By: Dr. Debbie Rhea, 2012


I have found that teachers and professors are very highly respected in Finland. All teachers have to have a master’s degree before they can enter the classroom or the gymnasium to teach. At the elementary level, the classroom teacher is prepared to teach the content areas and one of the following three areas: physical education, music, or art. For someone to teach strictly physical education, they have to get the master’s degree in physical education and then they will teach at the lower (grades 7-9) or upper (3 years of high school) secondary school settings.

There is only one university in Finland that educates students to be physical education teachers with the Master’s degree needed. This is Jyvaskyla University. It is located about 3 hours north of Helsinki by train and has a population of about 131,000. Only 80 physical educators are trained at this university at a time in the Master’s program and everyone of them has a job when they graduate. Each of the universities is highly selective with the students for each discipline, so these physical education students are the cream of the crop.

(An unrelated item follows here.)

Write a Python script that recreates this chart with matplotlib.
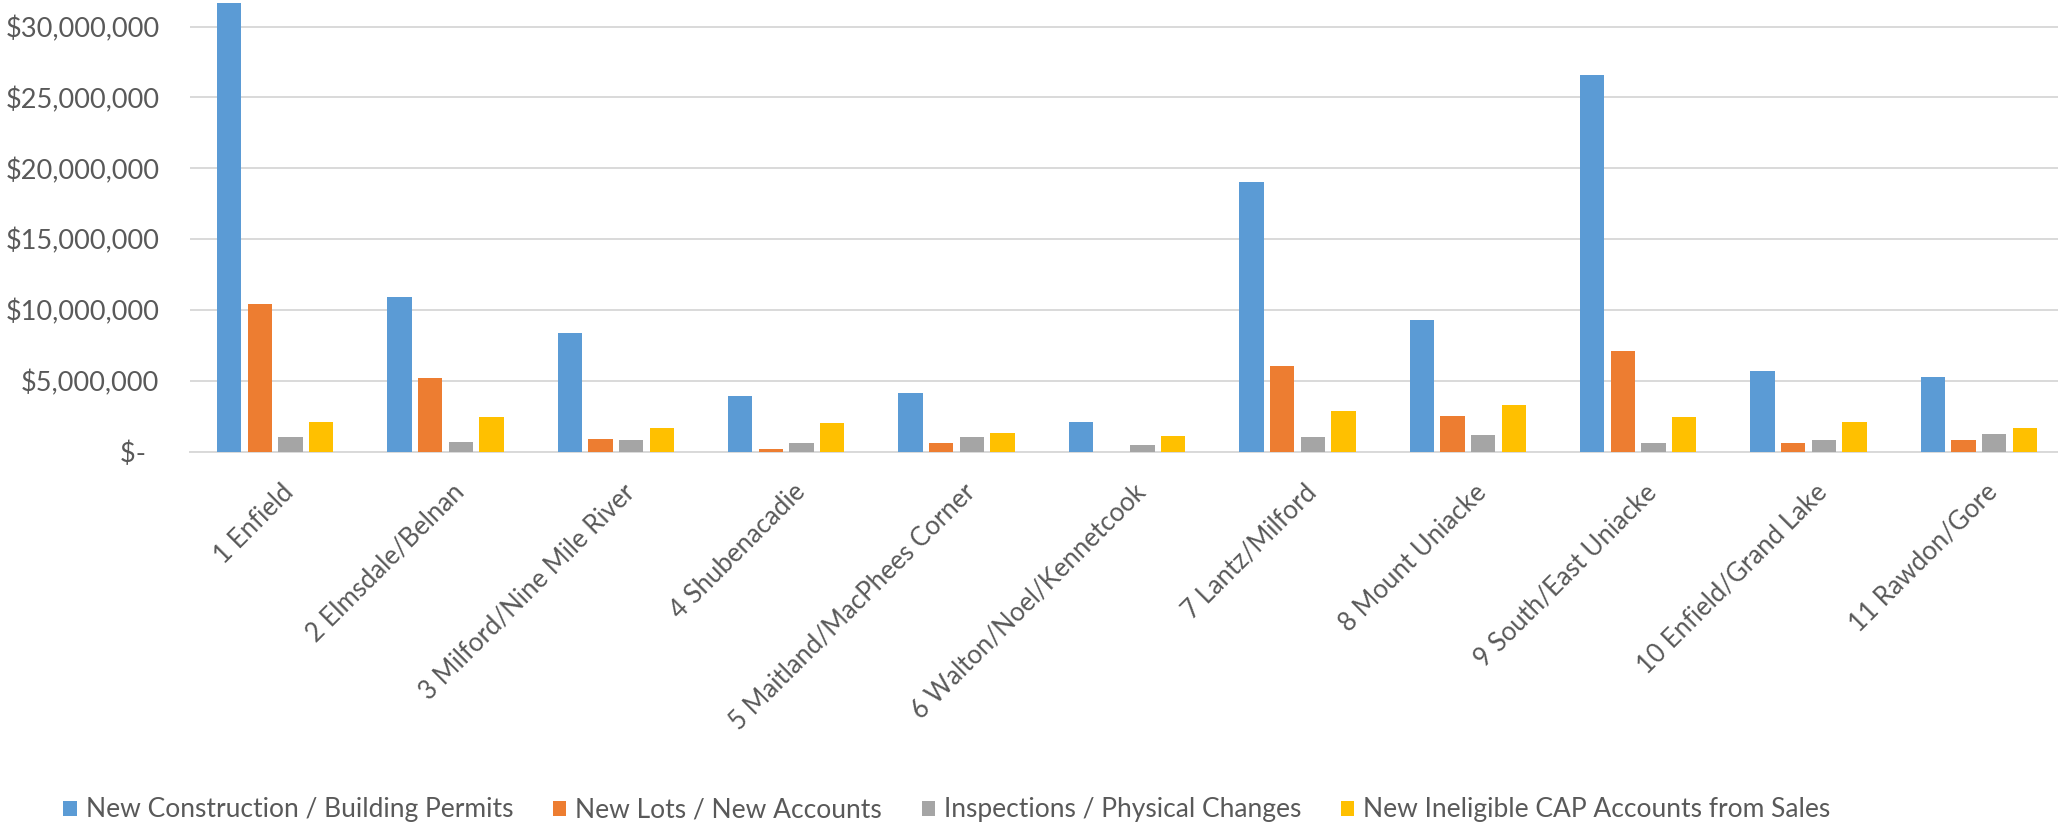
import numpy as np
import matplotlib
matplotlib.use("Agg")
import matplotlib.pyplot as plt
import matplotlib.transforms as mtransforms
from matplotlib.ticker import FuncFormatter

# Districts and the four assessment series (dollars)
districts = [
    "1 Enfield", "2 Elmsdale/Belnan", "3 Milford/Nine Mile River",
    "4 Shubenacadie", "5 Maitland/MacPhees Corner", "6 Walton/Noel/Kennetcook",
    "7 Lantz/Milford", "8 Mount Uniacke", "9 South/East Uniacke",
    "10 Enfield/Grand Lake", "11 Rawdon/Gore",
]
new_construction = [31.7e6, 10.95e6, 8.36e6, 3.95e6, 4.16e6, 2.10e6,
                    19.01e6, 9.29e6, 26.56e6, 5.72e6, 5.29e6]
new_lots = [10.42e6, 5.18e6, 0.92e6, 0.17e6, 0.59e6, 0.0,
            6.05e6, 2.54e6, 7.13e6, 0.59e6, 0.80e6]
inspections = [1.06e6, 0.71e6, 0.80e6, 0.59e6, 1.04e6, 0.47e6,
               1.04e6, 1.15e6, 0.59e6, 0.83e6, 1.25e6]
ineligible_cap = [2.12e6, 2.47e6, 1.67e6, 2.00e6, 1.34e6, 1.13e6,
                  2.89e6, 3.32e6, 2.45e6, 2.12e6, 1.69e6]

series_names = [
    "New Construction / Building Permits",
    "New Lots / New Accounts",
    "Inspections / Physical Changes",
    "New Ineligible CAP Accounts from Sales",
]
colors = ["#5B9BD5", "#ED7D31", "#A5A5A5", "#FFC000"]
text_color = "#595959"

plt.rcParams["font.family"] = ["Lato", "DejaVu Sans"]

fig = plt.figure(figsize=(20.58, 8.26), dpi=100)
# plot area: x 190..2064 px, y 0..452 px (from top)
ax = fig.add_axes([190 / 2058, 1 - 451.7 / 826, 1874 / 2058, 451.7 / 826])

x = np.arange(len(districts))
slot = 0.18
width = 0.143
all_series = [new_construction, new_lots, inspections, ineligible_cap]
for i, (vals, name, c) in enumerate(zip(all_series, series_names, colors)):
    ax.bar(x + (i - 1.5) * slot, vals, width=width, color=c, label=name, zorder=3)

ax.set_xlim(-0.5, len(districts) - 0.5)
ax.set_ylim(0, 31.88e6)
ax.set_yticks(np.arange(0, 30.1e6, 5e6))


def money(v, pos):
    if v == 0:
        return "$-  "
    return "${:,.0f}".format(v)


ax.yaxis.set_major_formatter(FuncFormatter(money))
ax.grid(axis="y", color="#D9D9D9", linewidth=1.4, zorder=0)
for s in ["top", "right", "left"]:
    ax.spines[s].set_visible(False)
ax.spines["bottom"].set_color("#D9D9D9")
ax.spines["bottom"].set_linewidth(1.4)

ax.tick_params(axis="y", length=0, pad=22, labelsize=19.5, labelcolor=text_color)
ax.tick_params(axis="x", length=0, pad=20, labelsize=18.5, labelcolor=text_color)
ax.set_xticks(x)
ax.set_xticklabels(districts, rotation=45, ha="right", va="top",
                   rotation_mode="anchor")
# nudge the rotated labels a little to the right, like the original
shift = mtransforms.ScaledTranslation(0.06, 0, fig.dpi_scale_trans)
for lab in ax.get_xticklabels():
    lab.set_transform(lab.get_transform() + shift)

fig.legend(loc="center", bbox_to_anchor=(947 / 2058, 1 - 810 / 826), ncol=4,
           frameon=False, fontsize=19, labelcolor=text_color,
           handlelength=0.5, handleheight=0.5, handletextpad=0.35,
           columnspacing=1.5)

fig.savefig("out.png", dpi=100)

There is a need for more physical educators, but they don’t have the resources to train more than 80 per group at this university.

I will be going up there to observe in the next couple of weeks. This is such a different situation than in the U.S. We have plenty of university graduates in physical education and very few jobs for them. U.S. physical education specialized students have to be able to teach a different subject area in order to be hired most of the time as a teacher.